▶ **Directive**:
Produce nothing but an exact copy of the lines from the one containing "Output the Python" through the one containing "bin_w = 0.0007", and do not carry over pictures.

▶ **Supplied information**:

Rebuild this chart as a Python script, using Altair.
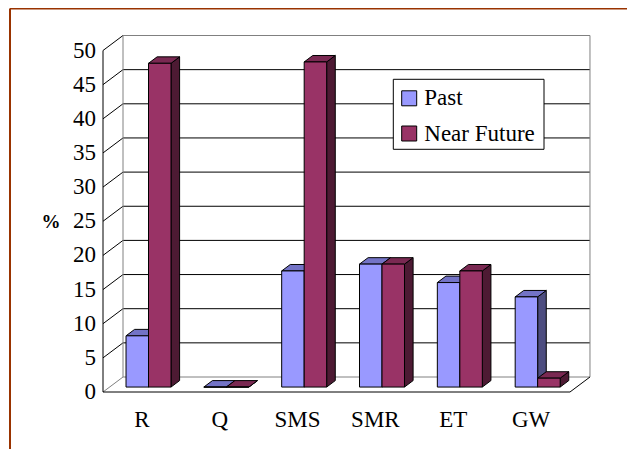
import altair as alt
import pandas as pd

# ---------------- data ----------------
categories = ["R", "Q", "SMS", "SMR", "ET", "GW"]
series = ["Past", "Near Future"]
past = [7.5, 0.0, 17.0, 18.0, 15.3, 13.2]
near_future = [47.4, 0.0, 47.6, 18.0, 17.0, 1.3]
y_ticks = list(range(0, 51, 5))
x_ticks = list(range(0, 7))
y_title = "%"

front_colors = ["#9999FF", "#993366"]
top_colors = ["#7373C6", "#7A2952"]
side_colors = ["#4D4D80", "#4D1A33"]

# ---------------- geometry (3-D look) ----------------
KX = 77.83          # px per category
KY = 6.83           # px per value unit
W_PLOT, H_PLOT = 487, 362
DXU = 20 / KX       # full depth offset, x (category units)
DYU = 15 / KY       # full depth offset, y (value units)
D0, D1 = 0.33, 0.76 # bar depth range (fraction)
BW = 0.289          # bar width (category units)
FONT = "Liberation Serif"

xs = alt.Scale(domain=[0, W_PLOT / KX], nice=False, zero=False)
ys = alt.Scale(domain=[0, H_PLOT / KY], nice=False, zero=False)
cs = alt.Scale(domain=series, range=front_colors)

# bars
fronts, sides, tops = [], [], []
sx0, sy0 = D0 * DXU, D0 * DYU
ddx, ddy = (D1 - D0) * DXU, (D1 - D0) * DYU
for si, (s, vals) in enumerate(zip(series, [past, near_future])):
    for i, (c, v) in enumerate(zip(categories, vals)):
        xl = i + 0.5 - BW + si * BW + sx0
        xr = xl + BW
        base = sy0
        top = v + sy0
        bid = f"{s}-{c}"
        fronts.append(dict(series=s, cat=c, x=xl, x2=xr, y=base, y2=top))
        sides.append(dict(id=bid, s=si, col=side_colors[si], x=xr, y=base, y2=top))
        sides.append(dict(id=bid, s=si, col=side_colors[si], x=xr + ddx, y=base + ddy, y2=top + ddy))
        tops.append(dict(id=bid, s=si, col=top_colors[si], y=top, x=xl, x2=xr))
        tops.append(dict(id=bid, s=si, col=top_colors[si], y=top + ddy, x=xl + ddx, x2=xr + ddx))
fronts = pd.DataFrame(fronts)
sides = pd.DataFrame(sides)
tops = pd.DataFrame(tops)

# walls / grid
lines = []
for v in y_ticks:
    col = "#808080" if v in (0, 50) else "#000000"
    lines.append(dict(x=DXU, x2=6 + DXU, y=v + DYU, y2=v + DYU, col=col))
    lines.append(dict(x=0, x2=DXU, y=v, y2=v + DYU, col="#808080" if v == 0 else "#000000"))
lines.append(dict(x=DXU, x2=DXU, y=DYU, y2=50 + DYU, col="#808080"))
lines.append(dict(x=6 + DXU, x2=6 + DXU, y=DYU, y2=50 + DYU, col="#808080"))
lines.append(dict(x=6, x2=6 + DXU, y=0, y2=DYU, col="#000000"))
lines.append(dict(x=0, x2=6, y=0, y2=0, col="#000000"))
lines.append(dict(x=0, x2=0, y=0, y2=50, col="#000000"))
lines = pd.DataFrame(lines)

labels = pd.DataFrame({"cat": categories, "x": [i + 0.5 for i in range(len(categories))]})
ylab = pd.DataFrame({"v": y_ticks, "t": [str(v) for v in y_ticks]})

# legend rows (pixel centres of the reference, converted to value units)
ZERO_PX = 392
leg_rows_px = [98.3, 133.5]
legend_df = pd.DataFrame({"series": series, "v": [(ZERO_PX - p) / KY for p in leg_rows_px]})

# ---------------- layers ----------------
grid = alt.Chart(lines).mark_rule(strokeWidth=1).encode(
    x=alt.X("x:Q", scale=xs, axis=alt.Axis(values=x_ticks, labels=False, domain=False, grid=False,
                                          tickSize=6, tickColor="black", title=None)),
    x2="x2:Q",
    y=alt.Y("y:Q", scale=ys, axis=alt.Axis(values=y_ticks, domain=False, grid=False, tickSize=5,
                                          tickColor="black", labels=False, title=None)),
    y2="y2:Q",
    stroke=alt.Stroke("col:N", scale=None),
)

def side_layer(si):
    return alt.Chart(sides[sides.s == si]).mark_area(stroke="black", strokeWidth=1, orient="vertical").encode(
        x=alt.X("x:Q", scale=xs, axis=None),
        y=alt.Y("y:Q", scale=ys, stack=None, axis=None),
        y2="y2:Q",
        detail="id:N",
        fill=alt.Fill("col:N", scale=None),
    )

def top_layer(si):
    return alt.Chart(tops[tops.s == si]).mark_area(stroke="black", strokeWidth=1, orient="horizontal").encode(
        y=alt.Y("y:Q", scale=ys, axis=None),
        x=alt.X("x:Q", scale=xs, stack=None, axis=None),
        x2="x2:Q",
        detail="id:N",
        fill=alt.Fill("col:N", scale=None),
    )

front = alt.Chart(fronts).mark_rect(stroke="black", strokeWidth=1).encode(
    x=alt.X("x:Q", scale=xs, axis=None),
    x2="x2:Q",
    y=alt.Y("y:Q", scale=ys, axis=None),
    y2="y2:Q",
    color=alt.Color("series:N", scale=cs, legend=None),
)

cat_text = alt.Chart(labels).mark_text(font=FONT, fontSize=23, color="black", baseline="middle").encode(
    x=alt.X("x:Q", scale=xs, axis=None),
    y=alt.value(390),
    text="cat:N",
)

y_text = alt.Chart(ylab).mark_text(font=FONT, fontSize=23, color="black", baseline="middle",
                                   align="right").encode(
    x=alt.value(-7),
    y=alt.Y("v:Q", scale=ys, axis=None),
    text="t:N",
)

y_title_text = alt.Chart(pd.DataFrame({"t": [y_title]})).mark_text(
    font=FONT, fontSize=19, fontWeight="bold", color="black", baseline="middle", align="center"
).encode(x=alt.value(-52), y=alt.value(192), text="t:N")

# legend box, symbols and labels
leg_box = alt.Chart(pd.DataFrame({"k": [0]})).mark_rect(fill="white", stroke="black", strokeWidth=1).encode(
    x=alt.value(290.3), x2=alt.value(441), y=alt.value(49.3), y2=alt.value(119.3)
)
leg_sym = alt.Chart(legend_df).mark_square(size=225, filled=True, opacity=1, stroke="black",
                                           strokeWidth=1).encode(
    x=alt.value(306.2),
    y=alt.Y("v:Q", scale=ys, axis=None),
    color=alt.Color("series:N", scale=cs, legend=None),
)
leg_txt = alt.Chart(legend_df).mark_text(font=FONT, fontSize=23, color="black", align="left",
                                         baseline="middle").encode(
    x=alt.value(321.3),
    y=alt.Y("v:Q", scale=ys, axis=None),
    text="series:N",
)

border = alt.Chart(pd.DataFrame({"k": [0]})).mark_rule(color="#993300", strokeWidth=2).encode(
    x=alt.value(-93), x2=alt.value(524), y=alt.value(-21.5), y2=alt.value(-21.5)
)
border_left = alt.Chart(pd.DataFrame({"k": [0]})).mark_rule(color="#993300", strokeWidth=2).encode(
    x=alt.value(-93), x2=alt.value(-93), y=alt.value(-21.5), y2=alt.value(419)
)

chart = alt.layer(
    grid, side_layer(0), top_layer(0), side_layer(1), top_layer(1), front,
    cat_text, y_text, y_title_text, leg_box, leg_sym, leg_txt, border, border_left
).properties(
    width=W_PLOT, height=H_PLOT,
    autosize=alt.AutoSizeParams(type="none"),
    padding={"left": 95, "top": 22, "right": 37, "bottom": 57},
    background="white",
).configure_view(stroke=None)

chart.save("out.html", embed_options={"renderer": "svg", "actions": False})
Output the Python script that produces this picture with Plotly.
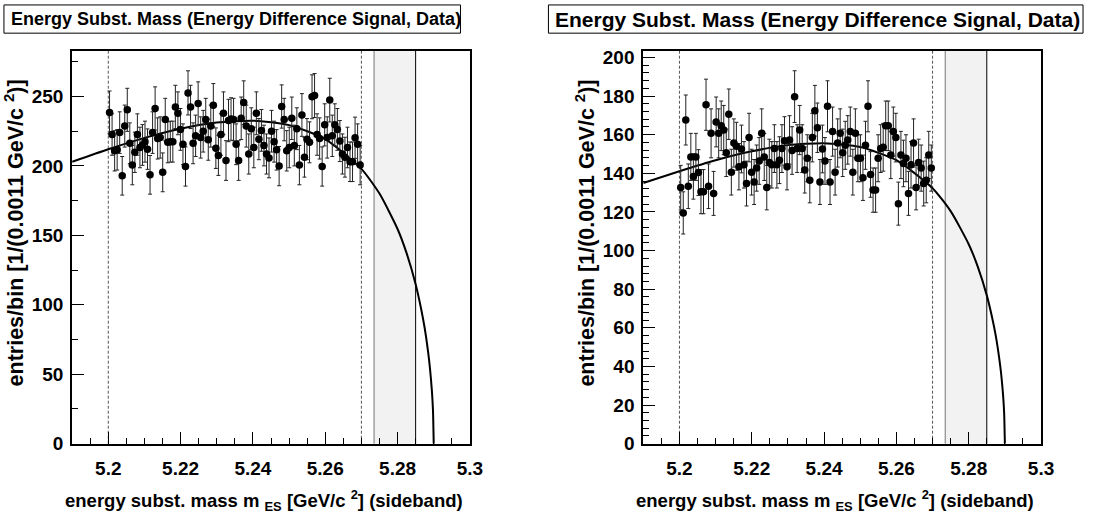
import numpy as np
import plotly.graph_objects as go

W, H = 1098, 516

# ---------------- data ----------------
bin_lo = 5.2
bin_w = 0.0007

left_counts = [
    238.5, 222.6, 210.9, 211.6, 224.0, 192.9, 228.7, 240.4, 216.3, 200.6,
    209.8, 222.6, 213.3, 215.1, 217.5, 212.1, 193.6, 224.0, 241.4, 219.8,
    220.5, 195.4, 233.4, 217.0, 217.5, 217.5, 242.5, 237.9, 226.3, 215.6,
    199.6, 252.6, 242.5, 216.3, 221.7, 244.9, 220.5, 225.0, 233.4, 218.9,
    228.7, 243.7, 212.8, 207.6, 222.6, 237.9, 203.9, 232.7, 233.8, 233.4,
    215.6, 203.9, 234.3, 245.6, 228.7, 208.6, 226.8, 213.3, 237.9, 219.3,
    225.6, 214.7, 208.6, 205.8, 225.0, 217.5, 211.6, 199.9, 242.8, 233.4,
    210.9, 213.3, 234.3, 214.7, 226.8, 200.6, 236.7, 206.3, 219.3, 217.0,
    249.8, 250.7, 222.6, 219.8, 199.6, 229.6, 220.5, 247.4, 221.7, 229.6,
    226.3, 217.9, 208.6, 206.3, 213.3, 203.0, 203.0, 220.3, 215.6, 200.6,
]

right_counts = [
    132.6, 119.5, 167.6, 133.3, 148.5, 138.4, 148.5, 140.4, 130.5, 130.5,
    175.5, 133.3, 160.7, 129.6, 166.6, 160.7, 164.6, 162.4, 150.6, 170.6,
    140.6, 155.7, 154.0, 143.4, 152.6, 144.4, 134.7, 158.5, 140.6, 135.5,
    142.7, 146.4, 160.7, 148.5, 132.6, 145.6, 144.4, 152.8, 144.4, 146.8,
    152.8, 156.8, 143.4, 157.3, 151.8, 179.7, 152.8, 162.4, 152.8, 141.7,
    147.8, 136.4, 158.5, 172.4, 163.6, 135.5, 152.6, 146.4, 174.7, 135.5,
    161.6, 140.6, 155.7, 160.7, 150.6, 154.5, 157.3, 161.6, 140.6, 160.7,
    147.8, 147.8, 137.7, 154.5, 174.7, 139.4, 131.3, 131.3, 147.8, 152.8,
    153.5, 164.6, 164.6, 149.5, 161.6, 158.5, 124.3, 149.5, 145.1, 147.8,
    129.6, 144.4, 155.7, 132.6, 145.6, 142.7, 134.7, 136.4, 149.5, 142.7,
]

curve_x = [5.19, 5.20, 5.21, 5.22, 5.23, 5.24, 5.25, 5.26, 5.27, 5.275, 5.28,
           5.2825, 5.285, 5.2865, 5.2875, 5.2885, 5.289, 5.2895, 5.2898, 5.29]
left_curve = [203.0, 212.0, 220.2, 226.8, 231.3, 232.6, 229.4, 219.3, 197.9, 180.1,
              154.6, 137.2, 114.9, 97.4, 83.3, 65.0, 53.4, 37.9, 24.0, 0.0]
right_curve = [135.0, 141.1, 146.8, 151.4, 154.6, 155.6, 153.6, 146.8, 132.3, 120.4,
               103.3, 91.7, 76.8, 65.1, 55.7, 43.4, 35.7, 25.3, 16.0, 0.0]

sideband = [5.20, 5.27]
signal_box = [5.2735, 5.285]
x_range = [5.19, 5.30]
left_yrange = [0, 283]
right_yrange = [0, 203.5]

title_text = "Energy Subst. Mass (Energy Difference Signal, Data)"
xtitle = "energy subst. mass m <sub>ES</sub> [GeV/c <sup>2</sup>] (sideband)"
ytitle = "entries/bin [1/(0.0011 GeV/c <sup>2</sup>)]"

# ---------------- layout geometry (pixels) ----------------
FONT = "Liberation Sans"
panels = [
    dict(xl=73, xr=475.5, counts=left_counts, curve=left_curve, yr=left_yrange,
         dtick=50, minor=25, box=(4, 466), tsize=18, ax=""),
    dict(xl=651, xr=1053.5, counts=right_counts, curve=right_curve, yr=right_yrange,
         dtick=20, minor=4, box=(555, 1096), tsize=21, ax="2"),
]
y_top, y_bot = 49, 453


def px(x):
    return x / W


def py(y):
    return 1 - y / H


fig = go.Figure()
shapes = []
annotations = []

for p in panels:
    ax = p["ax"]
    xa, ya = "x" + ax, "y" + ax
    counts = np.array(p["counts"])
    centers = bin_lo + bin_w * (np.arange(len(counts)) + 0.5)

    fig.add_trace(go.Scatter(
        x=curve_x, y=p["curve"], mode="lines", xaxis=xa, yaxis=ya,
        line=dict(color="black", width=2, shape="spline", smoothing=0.6),
        hoverinfo="skip", showlegend=False))
    fig.add_trace(go.Scatter(
        x=centers, y=counts, mode="markers", xaxis=xa, yaxis=ya,
        marker=dict(color="black", size=7.5),
        error_y=dict(type="data", array=np.sqrt(counts), color="#222222",
                     thickness=1, width=2),
        showlegend=False))

    # signal box
    shapes.append(dict(type="rect", xref=xa, yref=ya + " domain",
                       x0=signal_box[0], x1=signal_box[1], y0=0, y1=1,
                       fillcolor="#f2f2f2", line=dict(width=0), layer="below"))
    shapes.append(dict(type="line", xref=xa, yref=ya + " domain",
                       x0=signal_box[0], x1=signal_box[0], y0=0, y1=1,
                       line=dict(color="#777777", width=1), layer="below"))
    shapes.append(dict(type="line", xref=xa, yref=ya + " domain",
                       x0=signal_box[1], x1=signal_box[1], y0=0, y1=1,
                       line=dict(color="black", width=1), layer="below"))
    for s in sideband:
        shapes.append(dict(type="line", xref=xa, yref=ya + " domain",
                           x0=s, x1=s, y0=0, y1=1,
                           line=dict(color="#555555", width=1, dash="3px,2px"),
                           layer="below"))

    # title box
    bx0, bx1 = p["box"]
    shapes.append(dict(type="rect", xref="paper", yref="paper",
                       x0=px(bx0), x1=px(bx1), y0=py(31), y1=py(2),
                       fillcolor="white", line=dict(color="black", width=1)))
    annotations.append(dict(xref="paper", yref="paper", x=px(bx0 + 5), y=py(16.5),
                            xanchor="left", yanchor="middle", showarrow=False,
                            text=title_text,
                            font=dict(family=FONT, size=p["tsize"], color="black",
                                      weight="bold")))
    # axis titles
    annotations.append(dict(xref="paper", yref="paper", x=px(p["xr"] - 5), y=py(495),
                            xanchor="right", yanchor="top", showarrow=False,
                            text=xtitle,
                            font=dict(family=FONT, size=18.5, color="black", weight="bold")))
    annotations.append(dict(xref="paper", yref="paper", x=px(p["xl"] - 59), y=py(236),
                            xanchor="center", yanchor="middle", showarrow=False,
                            textangle=-90, text=ytitle,
                            font=dict(family=FONT, size=21.5, color="black", weight="bold")))

    axis_common = dict(showgrid=False, zeroline=False, showline=True, linewidth=2,
                       linecolor="black", mirror=True, ticks="inside",
                       tickcolor="black", tickwidth=1, ticklen=12,
                       tickfont=dict(family=FONT, size=19, color="black", weight="bold"))
    fig.layout["xaxis" + ax] = dict(
        axis_common, domain=[px(p["xl"]), px(p["xr"])], range=x_range,
        tick0=5.2, dtick=0.02, anchor=ya, ticklabelstandoff=6,
        minor=dict(dtick=0.005, ticks="inside", ticklen=6, tickcolor="black",
                   tickwidth=1, showgrid=False))
    fig.layout["yaxis" + ax] = dict(
        axis_common, domain=[py(y_bot), py(y_top)], range=p["yr"],
        tick0=0, dtick=p["dtick"], anchor=xa, ticklabelstandoff=3,
        minor=dict(dtick=p["minor"], ticks="inside", ticklen=6, tickcolor="black",
                   tickwidth=1, showgrid=False))

fig.update_layout(width=W, height=H, margin=dict(l=0, r=0, t=0, b=0),
                  paper_bgcolor="white", plot_bgcolor="white",
                  shapes=shapes, annotations=annotations, showlegend=False,
                  font=dict(family=FONT, color="black"))

fig.write_html("out.html")
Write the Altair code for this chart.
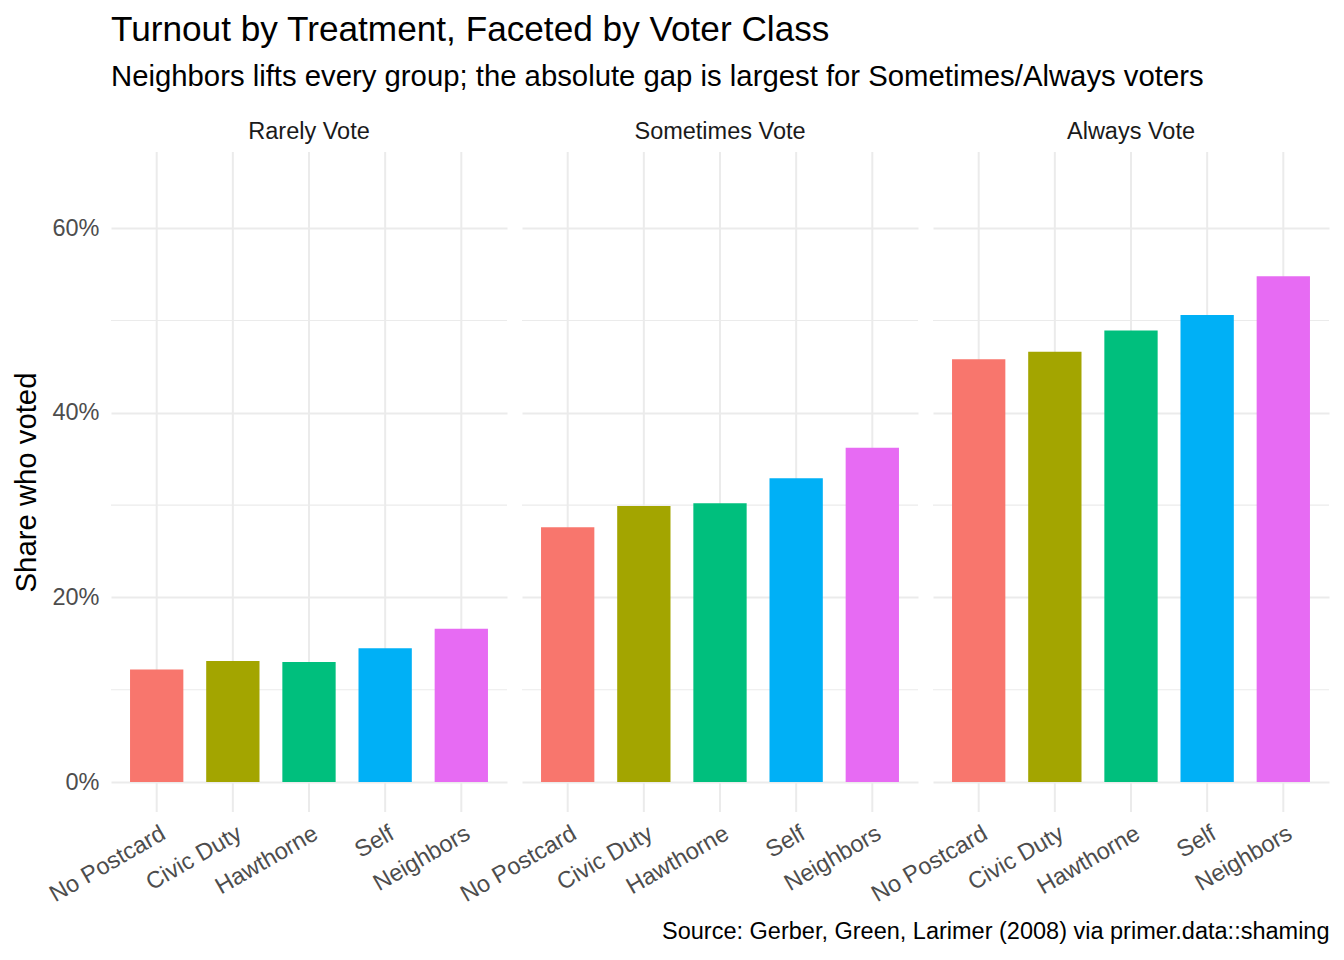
import altair as alt
import pandas as pd

classes = ["Rarely Vote", "Sometimes Vote", "Always Vote"]
treatments = ["No Postcard", "Civic Duty", "Hawthorne", "Self", "Neighbors"]
rarely = [0.122, 0.131, 0.130, 0.145, 0.166]
sometimes = [0.276, 0.299, 0.302, 0.329, 0.362]
always = [0.458, 0.466, 0.489, 0.506, 0.548]
colors = ["#F8766D", "#A3A500", "#00BF7D", "#00B0F6", "#E76BF3"]
major_ticks = [0, 0.2, 0.4, 0.6]
minor_ticks = [0.1, 0.3, 0.5]

W, H = 396, 660
FONT = "Liberation Sans"
GRID = "#EBEBEB"

series = {"Rarely Vote": rarely, "Sometimes Vote": sometimes, "Always Vote": always}

minor_df = pd.DataFrame({"v": minor_ticks})


def panel(cls, idx):
    df = pd.DataFrame({"treatment": treatments, "share": series[cls]})
    first = idx == 0
    last = idx == len(classes) - 1
    xaxis = alt.Axis(
        labelAngle=-30, labelAlign="right", labelBaseline="top",
        labelFontSize=23.5, labelColor="#4D4D4D", labelFont=FONT,
        labelPadding=9, labelOffset=1,
        ticks=False, domain=False, grid=False,
        title="Source: Gerber, Green, Larimer (2008) via primer.data::shaming" if last else None,
        titleFontSize=23.5, titleFont=FONT, titleColor="#000000", titleFontWeight="normal",
        titleAnchor="end", titleAlign="right", titlePadding=13,
    )
    yaxis = alt.Axis(
        values=major_ticks, format=".0%",
        labels=first, labelFontSize=23.5, labelColor="#4D4D4D", labelFont=FONT,
        labelPadding=12,
        ticks=False, domain=False, grid=True, gridColor=GRID, gridWidth=2,
        title="Share who voted" if first else None,
        titleFontSize=29.3, titleFont=FONT, titleColor="#000000", titleFontWeight="normal",
        titlePadding=10,
    )
    xs = alt.Scale(domain=treatments, paddingInner=0.3, paddingOuter=0.25)
    ys = alt.Scale(domain=[-0.0325, 0.6825], nice=False, zero=False)

    minor = alt.Chart(minor_df).mark_rule(color=GRID, strokeWidth=1.1).encode(
        y=alt.Y("v:Q", scale=ys, axis=yaxis),
        x=alt.value(0), x2=alt.value(W),
    )
    vgrid = alt.Chart(df).mark_rule(color=GRID, strokeWidth=2).encode(
        x=alt.X("treatment:N", scale=xs, axis=xaxis, sort=treatments),
        y=alt.value(0), y2=alt.value(H),
    )
    bars = alt.Chart(df).mark_bar().encode(
        x=alt.X("treatment:N", scale=xs, axis=xaxis, sort=treatments),
        y=alt.Y("share:Q", scale=ys, axis=yaxis),
        y2=alt.datum(0),
        color=alt.Color("treatment:N", scale=alt.Scale(domain=treatments, range=colors), legend=None),
    )
    return alt.layer(minor, vgrid, bars).properties(
        width=W, height=H,
        title=alt.TitleParams(cls, fontSize=23.5, font=FONT, color="#1A1A1A",
                              fontWeight="normal", anchor="middle", offset=8),
    )


chart = alt.hconcat(*[panel(c, i) for i, c in enumerate(classes)], spacing=15, bounds="flush").properties(
    title=alt.TitleParams(
        "Turnout by Treatment, Faceted by Voter Class",
        subtitle="Neighbors lifts every group; the absolute gap is largest for Sometimes/Always voters",
        fontSize=35.2, subtitleFontSize=29.3, font=FONT, subtitleFont=FONT,
        color="#000000", subtitleColor="#000000", fontWeight="normal",
        anchor="start", frame="group", offset=27, subtitlePadding=15,
    ),
    padding={"left": 4, "top": 5, "right": 5, "bottom": 5},
).configure_view(stroke="transparent", strokeWidth=0)

chart.save("out.html", embed_options={"renderer": "svg", "actions": False})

▶ **Result of the task**:
Output the Python script that produces this picture with Plotly.
import numpy as np
import plotly.graph_objects as go

W, H = 1098, 516

# ---------------- data ----------------
bin_lo = 5.2
bin_w = 0.0007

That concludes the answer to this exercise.